Professor Michael Kagan, Amy Rose from ACLU of Nevada, and other lawyers were on hand last night to explain what Trump’s decision to end DACA means. Kagan and Rose urged immigrants to stay safe, and to remember their constitutional rights. As long as DACA recipients have current work permits, their employers can not fire them due to their status. Regardless of immigration status, ICE agents cannot enter into someone’s home or arrest anyone without a judicial warrant.

After the program, we spoke with ACLU of Nevada’s Amy Rose on DACA. She summarized Trump’s DACA decision this way: “Instead of protecting DREAMers, instead of protecting the most vulnerable in our community, Trump pulled this protection from right under them and told Congress they need to act.”

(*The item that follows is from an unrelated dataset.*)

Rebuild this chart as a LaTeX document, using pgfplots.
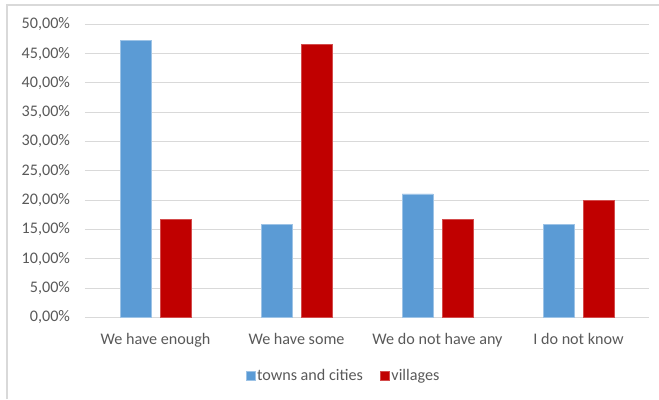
\documentclass[border=0pt]{standalone}
\usepackage{pgfplots}
\pgfplotsset{compat=1.18}
\usepackage{fontspec}
\setmainfont{Carlito}
\definecolor{cblue}{HTML}{5B9BD5}
\definecolor{cred}{HTML}{C00000}
\definecolor{ctext}{HTML}{595959}
\definecolor{cgrid}{HTML}{D9D9D9}
\begin{document}
\begin{tikzpicture}[x=1bp,y=1bp]
\useasboundingbox (-85,-81.7) rectangle (574,317.3);
\draw[cgrid, line width=1.2bp] (-78,-81.7) -- (-78,312.3) -- (574,312.3);
\begin{axis}[
  at={(0,0)}, anchor=south west,
  scale only axis, width=564bp, height=293bp,
  ybar=9bp, bar width=31bp,
  xmin=-0.5, xmax=3.5, ymin=0, ymax=50,
  xtick=data,
  xticklabels={We have enough, We have some, We do not have any, I do not know},
  ytick={0,5,...,50},
  /pgf/number format/assume math mode=true,
  yticklabel={\pgfmathprintnumber[fixed,fixed zerofill,precision=2,use comma,assume math mode=true]{\tick}\%},
  ymajorgrids, grid style={cgrid, line width=0.9bp},
  axis line style={draw=none},
  major tick length=0pt,
  tick label style={font=\fontsize{16.2}{18}\selectfont, text=ctext},
  y tick label style={xshift=-11.5bp},
  x tick label style={yshift=-12bp},
  legend columns=2,
  legend style={at={(0.445,-0.2)}, anchor=center, draw=none, fill=none,
    font=\fontsize{16.2}{18}\selectfont, text=ctext,
    nodes={inner xsep=2bp}},
  legend image code/.code={\path (-15bp,0bp); \fill[#1] (0bp,-4.5bp) rectangle (9bp,4.5bp);},
  clip=false,
]
\draw[cgrid, line width=1bp] (axis cs:-0.5,0) -- (axis cs:3.5,0);
\addplot[fill=cblue, draw=cblue!60!white, line width=0.5bp] coordinates {(0,47.3) (1,15.8) (2,21.05) (3,15.8)};
\addplot[fill=cred, draw=cred!70!white, line width=0.5bp] coordinates {(0,16.7) (1,46.6) (2,16.7) (3,20.0)};
\legend{towns and cities, villages}
\end{axis}
\end{tikzpicture}
\end{document}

“I feel resolved to move forward. I’m inspired by what DREAMers have done to move forward.”
– State Senator Yvanna Cancela (D-Las Vegas)

We also spoke with State Senator Yvanna Cancela (D-Las Vegas) after the program. She caused quite the commotion when she introduced legislation to dissuade local law enforcement from participating in federal deportation raids this past legislative session. Though that bill did not make it, the Nevada Legislature ultimately passed other bills to protect immigrant communities.

Cancela expressed her frustration over Trump’s decision, but she also voiced hope for the future. “We’re finally at a moment when there’s full consensus across the board that the DREAM Act is a good idea. That should be a clean, stand-alone bill that Congress gets done right away.”

 

Where’s the DREAM Act now?

In 2010 the DREAM Act passed the U.S. House, only to get filibustered in the Senate despite a heavy lift from then Senate Majority Leader Harry Reid (D). In 2012, then President Barack Obama announced DACA as the result of Congress’ failure to pass the DREAM Act or larger comprehensive immigration reform. Yesterday, U.S. Senator Catherine Cortez Masto (D) urged her colleagues to pass the new DREAM Act to provide DREAMers with permanent protection and a path to citizenship.

Photo by Andrew Davey

In contrast, U.S. Senator Dean Heller (R) has made no official statement on DACA since Trump’s decision was announced. Though Heller sent two staff members to the community forum, they refused to comment when asked about Heller’s position on the new DREAM Act.
The DREAM Act already has bipartisan support in Congress and among voters, but the challenge lies in actually getting it to the floor in both houses of Congress. DREAMers and allied activists have six months to make this happen. DREAMer and activist Astrid Silva hinted at this Tuesday night when she stated, “Everyone in this room is going to keep fighting.” Indeed, the fight continues.